Plus redoutable était la
marquise de J. (je me suis refusée à tenter de l'identifier), une
jeune veuve d'environ 25 ans, pourvue de très beaux yeux, d'un teint
merveilleux, célébrée comme belle entre les belles, et dont la
douceur, la conversation charmante, cachaient la plus fine
coquetterie du monde.
Madame
de Vaucluse crut deviner que le duc s'apercevait des discrètes
avances de cette rivale, et y était sensible. Elle profita d'un tête
à tête pour soupirer, prendre un air abattu, et, en réponse aux
interrogations de son cher Papa, se plaindre des intrigues de toutes
les coquettes de la ville, et de la plus notoirement glorieuse qui
était Madame de J, qui se surpassaient dans leurs tentatives pour le
persuader de l'intérêt ou de l'amour qu'elles lui portaient, et se
risquer à exprimer sa crainte qu'il la délaisse, elle qui, seule,
lui avait sincèrement donné tout pouvoir sur son coeur. Le Duc la
tranquillisa, lui promettant une fidélité éternelle, qu'il lui
tint d'ailleurs, aidé en cela par son âge et l'amour des barbons
pour la tranquillité.
- Si cela est vrai, mon ami, il faut, pour que vous soyez en paix, que vous le fassiez paraître à toutes mes rivales en me rendant la maîtresse de votre intérieur. Vous y trouverez votre compte en étant déchargé de tous les soucis futiles, et j'ai la chance de me sentir assurée dans mon offre par la considération de la fortune dont je dispose, qui doit vous empêcher de me soupçonner d'un intérêt autre que celui de votre quiétude.

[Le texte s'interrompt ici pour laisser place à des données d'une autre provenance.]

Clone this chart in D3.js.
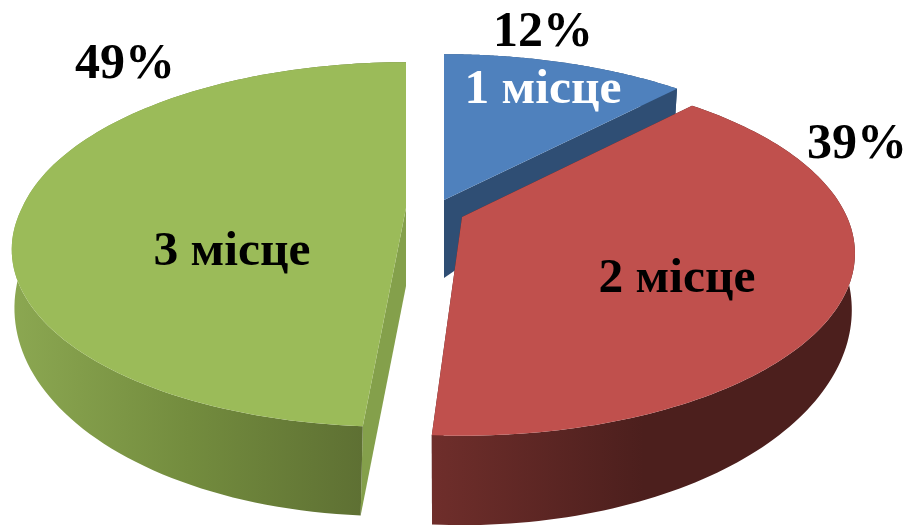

- Mais, mon amie, que dirait-on ? Puis-je vous laisser ainsi me sacrifier votre réputation ?
- Je vous aime trop pour m'arrêter à ces dehors, à ce qui n'est que sottes et vaines considérations.
Il céda donc, jugeant que
cette concession était de trop peu d'importance pour risquer, en
refusant, de mettre en péril leur entente. Et ce qu'il en advint...
ma foi ce sera pour plus tard, j'ai conscience, soudain, de ma trop
grande prolixité.
Dans l'Avignon de nos
jours, le printemps claironne son arrivée prochaine, le ciel était
d'un bleu incandescent, le travail des jardiniers éclate en force
et les terrasses sont de
sortie, les colonnes de siège se défont, les tables se préparaient en fin de
matinée, et les gens se pressaient sur celles que touchait le
soleil. Brigetoun était paresseuse, l'envie d'agir et de voir
frémissait, mais pas encore assez pour qu'elle réalise les projets
de spectacles ou réunions (ne suis décidément plus militante et ne
tiendrai finalement pas un bureau de vote, la relève est suffisante)
qu'elle avait fait.
S'est contentée d'un marché, de gourmandise, du
plaisir de la lecture, des petites fleurs écloses dans la cour, et
de la compagnie du duc et de Madame de Vaucluse.
7 commentaires:
Votre récolte était appétissante...
que soit louée votre haute fidélité !
Un marché de gourmandise!!! mais que demander de mieux en si belle compagnie
Paumée est en chute libre accélérée, et visiblement le Duc accélère la chose
mais m'en MOQUE vais essayer (pas si facile) de continuer un peu (un ou deux billets) avec lui et ensuite... plus envie d'écrire ou lire en ce moment
Si j'ai tout bien compris, les Vaucluse sortaient toujours...couverts.
La sagesse même !
;-)
..toujours une place pour le poisson
Elle me plait bien, à moi, cette histoire de Madame de Vaucluse...
Heureuse comme toi de voir sortir le soleil, les tables dehors et les fleurs.